TASK OBJECTIVE: Do not include the pictures; repeat the rest of the data exactly.

DATA EXCERPT:
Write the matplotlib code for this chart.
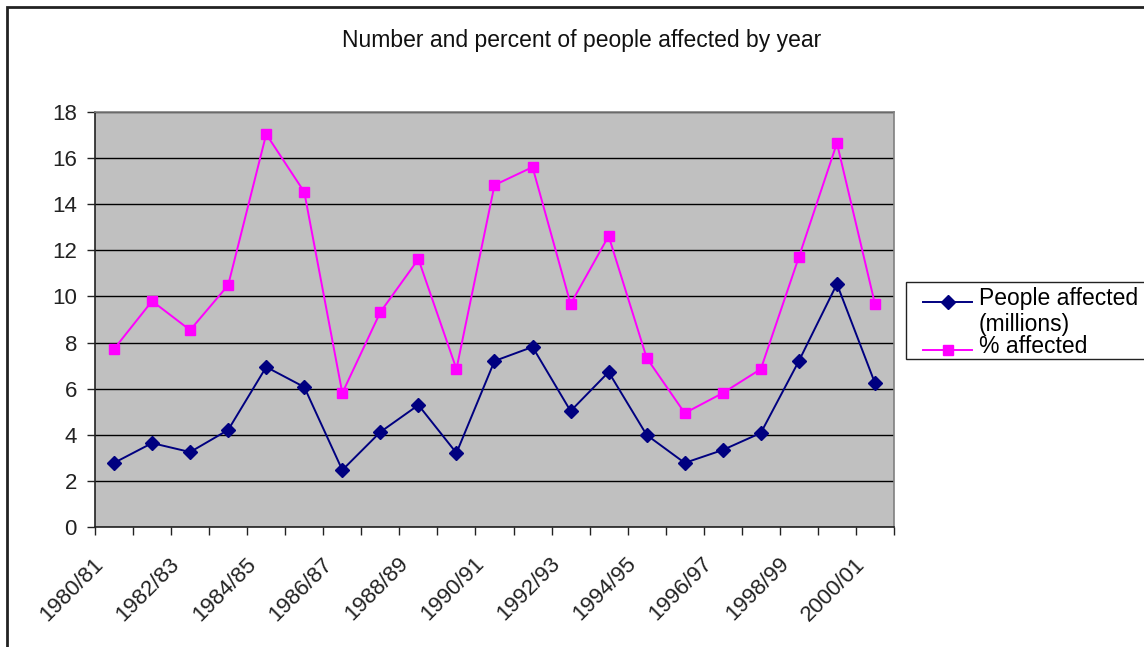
import numpy as np
import matplotlib.pyplot as plt
from matplotlib.lines import Line2D
from matplotlib.patches import Rectangle
import matplotlib.transforms as mtransforms

plt.rcParams['font.family'] = ['Liberation Sans', 'DejaVu Sans']

years = ['1980/81', '1981/82', '1982/83', '1983/84', '1984/85', '1985/86',
         '1986/87', '1987/88', '1988/89', '1989/90', '1990/91', '1991/92',
         '1992/93', '1993/94', '1994/95', '1995/96', '1996/97', '1997/98',
         '1998/99', '1999/00', '2000/01']
people_millions = [2.78, 3.64, 3.25, 4.21, 6.94, 6.07, 2.47, 4.12, 5.29, 3.21,
                   7.20, 7.81, 5.03, 6.72, 3.99, 2.78, 3.34, 4.08, 7.20, 10.54,
                   6.24]
pct_affected = [7.72, 9.80, 8.54, 10.49, 17.04, 14.53, 5.81, 9.32, 11.62, 6.85,
                14.83, 15.61, 9.67, 12.62, 7.33, 4.94, 5.81, 6.85, 11.71, 16.65,
                9.67]

navy = '#000080'
pink = '#FF00FF'

W, H = 1144, 647
fig = plt.figure(figsize=(W / 100, H / 100), dpi=100)
ax = fig.add_axes([95 / W, 1 - 527 / H, 799 / W, 415 / H])
ax.set_facecolor('#C0C0C0')

x = np.arange(len(years))
ax.plot(x, people_millions, color=navy, lw=1.4, marker='D', ms=7,
        mfc=navy, mec=navy, zorder=3)
ax.plot(x, pct_affected, color=pink, lw=1.4, marker='s', ms=7.5,
        mfc=pink, mec=pink, zorder=3)

ax.set_xlim(-0.5, len(years) - 0.5)
ax.set_ylim(0, 18)
ax.set_yticks(np.arange(0, 19, 2))
ax.yaxis.grid(True, color='black', lw=1)
ax.set_axisbelow(True)
ax.tick_params(axis='y', labelsize=16, length=6, width=1, pad=7,
               colors='#222222')

# boundary ticks between categories, labels on every other category
ax.set_xticks(np.arange(-0.5, len(years)), minor=False)
ax.set_xticklabels([])
ax.set_xticks(x[::2], minor=True)
ax.set_xticklabels(years[::2], minor=True, rotation=45, ha='right',
                   va='top', fontsize=16, color='#222222')
ax.tick_params(axis='x', which='major', length=6, width=1, colors='#222222')
ax.tick_params(axis='x', which='minor', length=0, pad=19)
offset = mtransforms.ScaledTranslation(-6 / 100, 0, fig.dpi_scale_trans)
for lbl in ax.get_xticklabels(minor=True):
    lbl.set_transform(lbl.get_transform() + offset)

for side in ['left', 'bottom']:
    ax.spines[side].set_color('#222222')
    ax.spines[side].set_linewidth(1.2)
for side in ['top', 'right']:
    ax.spines[side].set_color('#808080')
    ax.spines[side].set_linewidth(1.2)

fig.text(582 / W, 1 - 40 / H, 'Number and percent of people affected by year',
         ha='center', va='center', fontsize=16.5, color='#111111')

# chart-area border
fig.add_artist(Rectangle((7 / W, -0.1), 1.2, 1 - 7 / H + 0.1,
                         transform=fig.transFigure, fill=False,
                         edgecolor='#222222', lw=2))

# legend box
fig.add_artist(Rectangle((906 / W, 1 - 359 / H), 300 / W, 77 / H,
                         transform=fig.transFigure, facecolor='white',
                         edgecolor='#222222', lw=1))
fig.add_artist(Line2D([923 / W, 972 / W], [1 - 302 / H] * 2,
                      transform=fig.transFigure, color=navy, lw=1.4, zorder=5))
fig.add_artist(Line2D([947.5 / W], [1 - 302 / H], transform=fig.transFigure,
                      color=navy, marker='D', ms=7, lw=0, zorder=6))
fig.add_artist(Line2D([923 / W, 972 / W], [1 - 350 / H] * 2,
                      transform=fig.transFigure, color=pink, lw=1.4, zorder=5))
fig.add_artist(Line2D([947.5 / W], [1 - 350 / H], transform=fig.transFigure,
                      color=pink, marker='s', ms=7.5, lw=0, zorder=6))
fig.text(979 / W, 1 - 298 / H, 'People affected', ha='left', va='center',
         fontsize=16.5)
fig.text(979 / W, 1 - 325 / H, '(millions)', ha='left', va='center',
         fontsize=16.5)
fig.text(979 / W, 1 - 347 / H, '% affected', ha='left', va='center',
         fontsize=16.5)

fig.savefig('out.png', dpi=100)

COMPLETE OUTPUT:
Write the matplotlib code for this chart.
import numpy as np
import matplotlib.pyplot as plt
from matplotlib.lines import Line2D
from matplotlib.patches import Rectangle
import matplotlib.transforms as mtransforms

plt.rcParams['font.family'] = ['Liberation Sans', 'DejaVu Sans']

years = ['1980/81', '1981/82', '1982/83', '1983/84', '1984/85', '1985/86',
         '1986/87', '1987/88', '1988/89', '1989/90', '1990/91', '1991/92',
         '1992/93', '1993/94', '1994/95', '1995/96', '1996/97', '1997/98',
         '1998/99', '1999/00', '2000/01']
people_millions = [2.78, 3.64, 3.25, 4.21, 6.94, 6.07, 2.47, 4.12, 5.29, 3.21,
                   7.20, 7.81, 5.03, 6.72, 3.99, 2.78, 3.34, 4.08, 7.20, 10.54,
                   6.24]
pct_affected = [7.72, 9.80, 8.54, 10.49, 17.04, 14.53, 5.81, 9.32, 11.62, 6.85,
                14.83, 15.61, 9.67, 12.62, 7.33, 4.94, 5.81, 6.85, 11.71, 16.65,
                9.67]

navy = '#000080'
pink = '#FF00FF'

W, H = 1144, 647
fig = plt.figure(figsize=(W / 100, H / 100), dpi=100)
ax = fig.add_axes([95 / W, 1 - 527 / H, 799 / W, 415 / H])
ax.set_facecolor('#C0C0C0')

x = np.arange(len(years))
ax.plot(x, people_millions, color=navy, lw=1.4, marker='D', ms=7,
        mfc=navy, mec=navy, zorder=3)
ax.plot(x, pct_affected, color=pink, lw=1.4, marker='s', ms=7.5,
        mfc=pink, mec=pink, zorder=3)

ax.set_xlim(-0.5, len(years) - 0.5)
ax.set_ylim(0, 18)
ax.set_yticks(np.arange(0, 19, 2))
ax.yaxis.grid(True, color='black', lw=1)
ax.set_axisbelow(True)
ax.tick_params(axis='y', labelsize=16, length=6, width=1, pad=7,
               colors='#222222')

# boundary ticks between categories, labels on every other category
ax.set_xticks(np.arange(-0.5, len(years)), minor=False)
ax.set_xticklabels([])
ax.set_xticks(x[::2], minor=True)
ax.set_xticklabels(years[::2], minor=True, rotation=45, ha='right',
                   va='top', fontsize=16, color='#222222')
ax.tick_params(axis='x', which='major', length=6, width=1, colors='#222222')
ax.tick_params(axis='x', which='minor', length=0, pad=19)
offset = mtransforms.ScaledTranslation(-6 / 100, 0, fig.dpi_scale_trans)
for lbl in ax.get_xticklabels(minor=True):
    lbl.set_transform(lbl.get_transform() + offset)

for side in ['left', 'bottom']:
    ax.spines[side].set_color('#222222')
    ax.spines[side].set_linewidth(1.2)
for side in ['top', 'right']:
    ax.spines[side].set_color('#808080')
    ax.spines[side].set_linewidth(1.2)

fig.text(582 / W, 1 - 40 / H, 'Number and percent of people affected by year',
         ha='center', va='center', fontsize=16.5, color='#111111')

# chart-area border
fig.add_artist(Rectangle((7 / W, -0.1), 1.2, 1 - 7 / H + 0.1,
                         transform=fig.transFigure, fill=False,
                         edgecolor='#222222', lw=2))

# legend box
fig.add_artist(Rectangle((906 / W, 1 - 359 / H), 300 / W, 77 / H,
                         transform=fig.transFigure, facecolor='white',
                         edgecolor='#222222', lw=1))
fig.add_artist(Line2D([923 / W, 972 / W], [1 - 302 / H] * 2,
                      transform=fig.transFigure, color=navy, lw=1.4, zorder=5))
fig.add_artist(Line2D([947.5 / W], [1 - 302 / H], transform=fig.transFigure,
                      color=navy, marker='D', ms=7, lw=0, zorder=6))
fig.add_artist(Line2D([923 / W, 972 / W], [1 - 350 / H] * 2,
                      transform=fig.transFigure, color=pink, lw=1.4, zorder=5))
fig.add_artist(Line2D([947.5 / W], [1 - 350 / H], transform=fig.transFigure,
                      color=pink, marker='s', ms=7.5, lw=0, zorder=6))
fig.text(979 / W, 1 - 298 / H, 'People affected', ha='left', va='center',
         fontsize=16.5)
fig.text(979 / W, 1 - 325 / H, '(millions)', ha='left', va='center',
         fontsize=16.5)
fig.text(979 / W, 1 - 347 / H, '% affected', ha='left', va='center',
         fontsize=16.5)

fig.savefig('out.png', dpi=100)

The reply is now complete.